* What is asked: Write out the data below exactly as given, without any of its pictures.

* Supplied data:
:::
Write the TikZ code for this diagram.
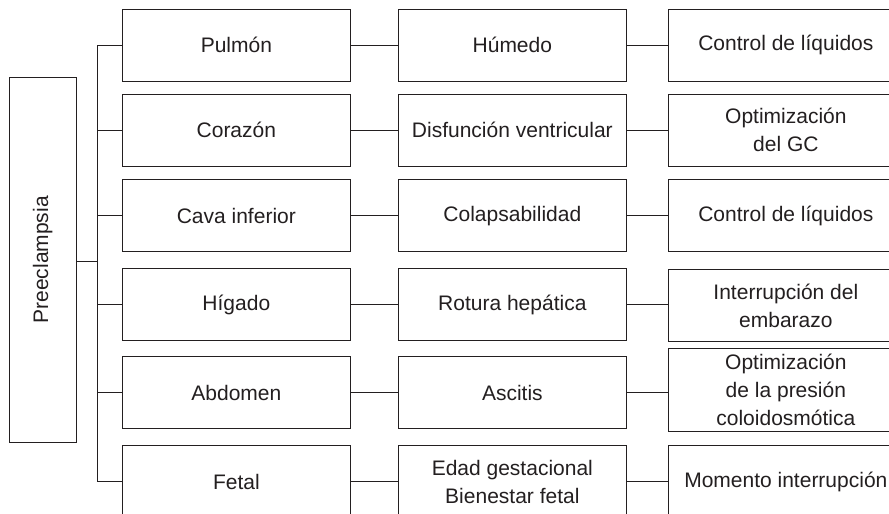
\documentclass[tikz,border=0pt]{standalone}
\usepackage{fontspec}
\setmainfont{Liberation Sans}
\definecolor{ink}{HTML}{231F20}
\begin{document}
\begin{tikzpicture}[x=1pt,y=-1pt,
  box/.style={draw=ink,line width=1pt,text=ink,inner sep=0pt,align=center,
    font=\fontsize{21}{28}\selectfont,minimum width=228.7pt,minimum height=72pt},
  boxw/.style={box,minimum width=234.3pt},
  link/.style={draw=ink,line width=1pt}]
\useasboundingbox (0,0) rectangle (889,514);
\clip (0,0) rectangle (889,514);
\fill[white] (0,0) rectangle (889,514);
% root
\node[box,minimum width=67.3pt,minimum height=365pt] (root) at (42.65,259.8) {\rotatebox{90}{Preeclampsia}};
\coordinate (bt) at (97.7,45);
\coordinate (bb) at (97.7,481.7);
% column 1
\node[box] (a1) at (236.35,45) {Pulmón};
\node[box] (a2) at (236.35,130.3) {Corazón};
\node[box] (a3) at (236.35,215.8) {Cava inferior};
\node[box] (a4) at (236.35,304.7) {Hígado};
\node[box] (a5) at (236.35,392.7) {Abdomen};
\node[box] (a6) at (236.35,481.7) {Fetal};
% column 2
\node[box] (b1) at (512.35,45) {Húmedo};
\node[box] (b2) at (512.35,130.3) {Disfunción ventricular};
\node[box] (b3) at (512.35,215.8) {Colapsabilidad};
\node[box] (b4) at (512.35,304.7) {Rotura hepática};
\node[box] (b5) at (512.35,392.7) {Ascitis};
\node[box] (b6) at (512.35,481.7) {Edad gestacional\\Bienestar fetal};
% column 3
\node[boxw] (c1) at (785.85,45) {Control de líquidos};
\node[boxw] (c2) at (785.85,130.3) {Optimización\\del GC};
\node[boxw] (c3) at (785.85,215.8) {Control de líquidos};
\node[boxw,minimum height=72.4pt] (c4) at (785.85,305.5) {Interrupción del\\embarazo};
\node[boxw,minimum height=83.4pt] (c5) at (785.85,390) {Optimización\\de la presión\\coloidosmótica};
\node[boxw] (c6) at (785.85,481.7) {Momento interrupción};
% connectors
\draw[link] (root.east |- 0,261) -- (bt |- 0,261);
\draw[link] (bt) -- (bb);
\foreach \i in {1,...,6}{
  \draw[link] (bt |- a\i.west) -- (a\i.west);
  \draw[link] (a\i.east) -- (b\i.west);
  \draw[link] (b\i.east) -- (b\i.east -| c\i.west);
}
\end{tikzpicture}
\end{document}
:::
* Response to this exercise:
Write the TikZ code for this diagram.
\documentclass[tikz,border=0pt]{standalone}
\usepackage{fontspec}
\setmainfont{Liberation Sans}
\definecolor{ink}{HTML}{231F20}
\begin{document}
\begin{tikzpicture}[x=1pt,y=-1pt,
  box/.style={draw=ink,line width=1pt,text=ink,inner sep=0pt,align=center,
    font=\fontsize{21}{28}\selectfont,minimum width=228.7pt,minimum height=72pt},
  boxw/.style={box,minimum width=234.3pt},
  link/.style={draw=ink,line width=1pt}]
\useasboundingbox (0,0) rectangle (889,514);
\clip (0,0) rectangle (889,514);
\fill[white] (0,0) rectangle (889,514);
% root
\node[box,minimum width=67.3pt,minimum height=365pt] (root) at (42.65,259.8) {\rotatebox{90}{Preeclampsia}};
\coordinate (bt) at (97.7,45);
\coordinate (bb) at (97.7,481.7);
% column 1
\node[box] (a1) at (236.35,45) {Pulmón};
\node[box] (a2) at (236.35,130.3) {Corazón};
\node[box] (a3) at (236.35,215.8) {Cava inferior};
\node[box] (a4) at (236.35,304.7) {Hígado};
\node[box] (a5) at (236.35,392.7) {Abdomen};
\node[box] (a6) at (236.35,481.7) {Fetal};
% column 2
\node[box] (b1) at (512.35,45) {Húmedo};
\node[box] (b2) at (512.35,130.3) {Disfunción ventricular};
\node[box] (b3) at (512.35,215.8) {Colapsabilidad};
\node[box] (b4) at (512.35,304.7) {Rotura hepática};
\node[box] (b5) at (512.35,392.7) {Ascitis};
\node[box] (b6) at (512.35,481.7) {Edad gestacional\\Bienestar fetal};
% column 3
\node[boxw] (c1) at (785.85,45) {Control de líquidos};
\node[boxw] (c2) at (785.85,130.3) {Optimización\\del GC};
\node[boxw] (c3) at (785.85,215.8) {Control de líquidos};
\node[boxw,minimum height=72.4pt] (c4) at (785.85,305.5) {Interrupción del\\embarazo};
\node[boxw,minimum height=83.4pt] (c5) at (785.85,390) {Optimización\\de la presión\\coloidosmótica};
\node[boxw] (c6) at (785.85,481.7) {Momento interrupción};
% connectors
\draw[link] (root.east |- 0,261) -- (bt |- 0,261);
\draw[link] (bt) -- (bb);
\foreach \i in {1,...,6}{
  \draw[link] (bt |- a\i.west) -- (a\i.west);
  \draw[link] (a\i.east) -- (b\i.west);
  \draw[link] (b\i.east) -- (b\i.east -| c\i.west);
}
\end{tikzpicture}
\end{document}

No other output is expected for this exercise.